Defending Idaho’s Salmon-Clearwater Divide from Massive Logging Projects

7th of Oct 2021

Advocates for the West recently filed the opening brief in our case for Friends of the Clearwater against the U.S. Forest Service to protect Idaho’s Salmon-Clearwater Divide from massive clearcuts and other destructive logging in biodiverse old growth forest and sensitive watersheds. Our case challenges two neighboring logging projects, “Hungry Ridge” and “End of the World,” which when combined would log 26,000 acres—40 square miles—of public lands in the Nez Perce National Forest over the next decade.

Nearly 7,000 acres would be clearcut, including 41 supersized clearcuts, some hundreds of acres in size. These projects are part of a disturbing trend of the Forest Service authorizing more and more superized clearcuts throughout the Northern Rockies (see The Clearcut Kings: The US Forest Service Northern Region and its obsession with supersized clearcuts).

“As anyone who has visited an old-growth forest can tell you, they have intrinsic value as ancient communities of life, a value that cannot be measured in dollars.” Said Jeff Juel, Montana Policy Director for Friends of the Clearwater. “If a pileated woodpecker could talk, it would speak of the nesting habitat provided to countless generations by a stand of old growth. Something about the Forest Service is fundamentally broken when it only values old growth for meeting its short-sighted timber production goals.”
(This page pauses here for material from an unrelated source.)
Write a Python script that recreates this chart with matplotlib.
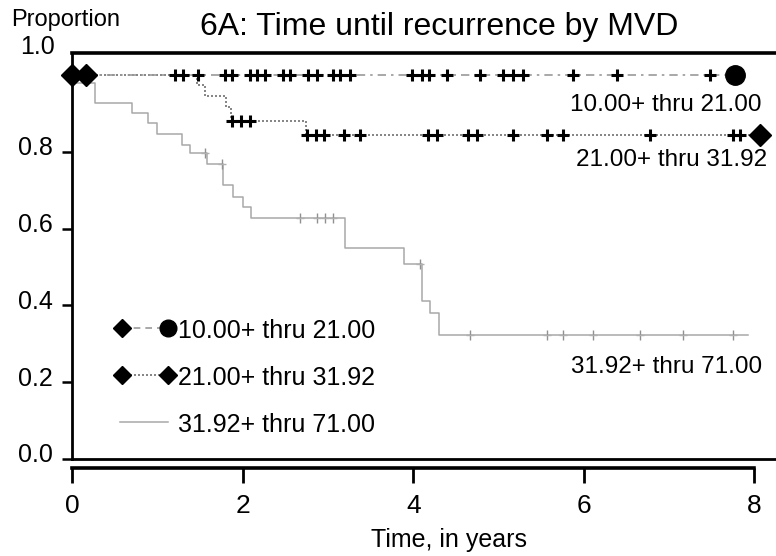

Perched above the Salmon River and the South Fork of the Clearwater, the Salmon-Clearwater Divide is renowned for its scenery, recreational opportunities, and fish and wildlife—including steelhead, grizzly bear, and fisher—which are found throughout the Divide, from the front-country areas closer to the town of Grangeville all the way to the remote backcountry in the Gospel Hump Wilderness.

As explained in our brief, the Forest Service authorized logging in old growth forests without ensuring the bare minimum amount of old growth required by law will remain afterward. The agency also authorized logging in seven watersheds that already suffer from poor fish habitat conditions caused by past logging and which are supposed to be protected—not logged even more.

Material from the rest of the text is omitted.